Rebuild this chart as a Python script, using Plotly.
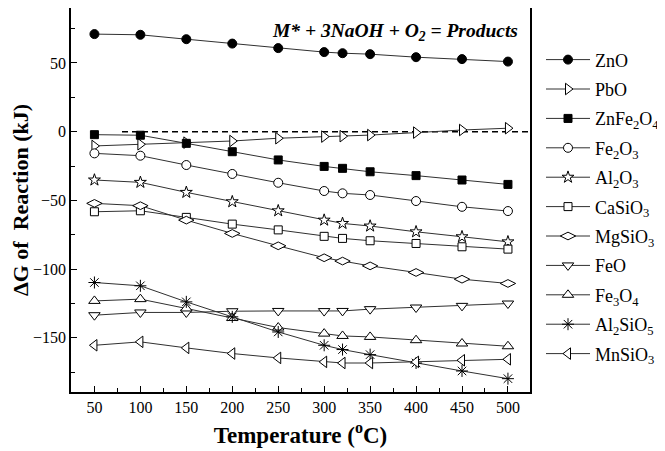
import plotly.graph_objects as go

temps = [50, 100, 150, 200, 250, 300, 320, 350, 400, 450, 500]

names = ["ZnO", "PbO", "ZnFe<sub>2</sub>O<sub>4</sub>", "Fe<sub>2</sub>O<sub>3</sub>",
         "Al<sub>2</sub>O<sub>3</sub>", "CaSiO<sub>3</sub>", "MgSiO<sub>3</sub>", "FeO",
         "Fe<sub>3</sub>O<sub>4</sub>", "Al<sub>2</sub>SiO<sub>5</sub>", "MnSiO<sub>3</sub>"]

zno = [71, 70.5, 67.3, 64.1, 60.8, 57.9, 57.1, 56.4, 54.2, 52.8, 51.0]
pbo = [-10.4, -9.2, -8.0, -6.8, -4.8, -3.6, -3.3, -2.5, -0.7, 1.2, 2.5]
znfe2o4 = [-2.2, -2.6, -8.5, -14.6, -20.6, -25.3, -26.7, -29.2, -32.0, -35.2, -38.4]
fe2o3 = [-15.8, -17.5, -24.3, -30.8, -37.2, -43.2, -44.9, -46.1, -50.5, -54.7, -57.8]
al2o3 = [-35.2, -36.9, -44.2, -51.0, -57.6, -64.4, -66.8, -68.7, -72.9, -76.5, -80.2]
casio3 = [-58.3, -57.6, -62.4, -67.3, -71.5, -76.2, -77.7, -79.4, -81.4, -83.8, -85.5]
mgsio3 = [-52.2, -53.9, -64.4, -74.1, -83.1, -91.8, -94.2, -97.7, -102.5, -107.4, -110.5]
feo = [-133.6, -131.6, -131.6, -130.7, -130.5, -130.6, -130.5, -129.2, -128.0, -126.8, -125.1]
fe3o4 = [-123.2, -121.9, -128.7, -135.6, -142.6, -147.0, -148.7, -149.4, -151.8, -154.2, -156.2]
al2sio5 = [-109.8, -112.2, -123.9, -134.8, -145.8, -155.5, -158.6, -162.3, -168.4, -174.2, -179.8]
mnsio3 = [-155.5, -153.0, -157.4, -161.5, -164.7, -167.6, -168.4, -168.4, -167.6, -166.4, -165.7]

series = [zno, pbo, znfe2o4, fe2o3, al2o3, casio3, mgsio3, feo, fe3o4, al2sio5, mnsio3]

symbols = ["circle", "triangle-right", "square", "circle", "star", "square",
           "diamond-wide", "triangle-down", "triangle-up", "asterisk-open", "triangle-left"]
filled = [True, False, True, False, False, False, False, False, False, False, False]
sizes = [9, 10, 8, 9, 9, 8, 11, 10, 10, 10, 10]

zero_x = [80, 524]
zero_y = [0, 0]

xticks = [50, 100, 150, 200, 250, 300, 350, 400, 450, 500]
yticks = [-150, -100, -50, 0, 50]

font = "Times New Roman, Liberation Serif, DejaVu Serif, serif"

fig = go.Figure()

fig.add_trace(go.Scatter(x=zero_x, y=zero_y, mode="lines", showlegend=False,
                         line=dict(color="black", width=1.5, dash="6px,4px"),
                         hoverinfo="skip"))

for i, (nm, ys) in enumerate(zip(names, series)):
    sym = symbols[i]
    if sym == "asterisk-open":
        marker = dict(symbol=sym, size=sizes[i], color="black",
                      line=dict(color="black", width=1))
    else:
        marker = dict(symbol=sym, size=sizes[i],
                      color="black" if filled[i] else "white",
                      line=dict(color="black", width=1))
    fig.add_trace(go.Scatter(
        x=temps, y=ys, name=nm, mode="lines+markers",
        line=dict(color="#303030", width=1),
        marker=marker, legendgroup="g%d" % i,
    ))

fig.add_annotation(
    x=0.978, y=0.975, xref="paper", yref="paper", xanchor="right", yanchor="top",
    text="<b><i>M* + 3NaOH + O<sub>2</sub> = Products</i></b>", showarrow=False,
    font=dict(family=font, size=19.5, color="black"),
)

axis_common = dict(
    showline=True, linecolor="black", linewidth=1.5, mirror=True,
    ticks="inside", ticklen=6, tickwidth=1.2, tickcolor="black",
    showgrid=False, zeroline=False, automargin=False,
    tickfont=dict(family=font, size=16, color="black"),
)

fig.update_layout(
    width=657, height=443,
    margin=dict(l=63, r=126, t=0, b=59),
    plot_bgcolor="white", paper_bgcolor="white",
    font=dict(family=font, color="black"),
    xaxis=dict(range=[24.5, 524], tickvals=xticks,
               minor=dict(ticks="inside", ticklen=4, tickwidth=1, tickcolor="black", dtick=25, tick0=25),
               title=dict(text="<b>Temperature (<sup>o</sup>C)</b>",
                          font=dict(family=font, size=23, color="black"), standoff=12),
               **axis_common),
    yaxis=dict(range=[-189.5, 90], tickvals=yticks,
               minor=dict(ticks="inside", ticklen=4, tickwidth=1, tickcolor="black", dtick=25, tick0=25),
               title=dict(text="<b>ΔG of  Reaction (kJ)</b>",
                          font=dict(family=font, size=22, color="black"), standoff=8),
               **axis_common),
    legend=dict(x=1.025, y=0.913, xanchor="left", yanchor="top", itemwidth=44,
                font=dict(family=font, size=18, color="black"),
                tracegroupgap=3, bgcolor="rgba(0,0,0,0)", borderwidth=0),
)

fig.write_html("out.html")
...
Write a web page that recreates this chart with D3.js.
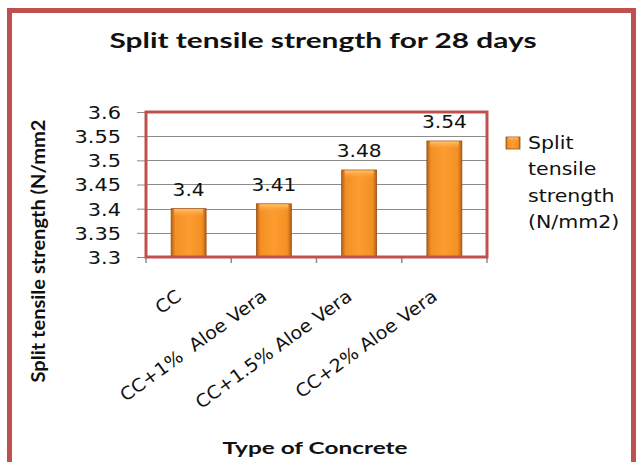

### Written request
From the entries above, extract each line containing "chart".

### Complete output
Rebuild this chart as a Python script, using Plotly.
Write a web page that recreates this chart with D3.js.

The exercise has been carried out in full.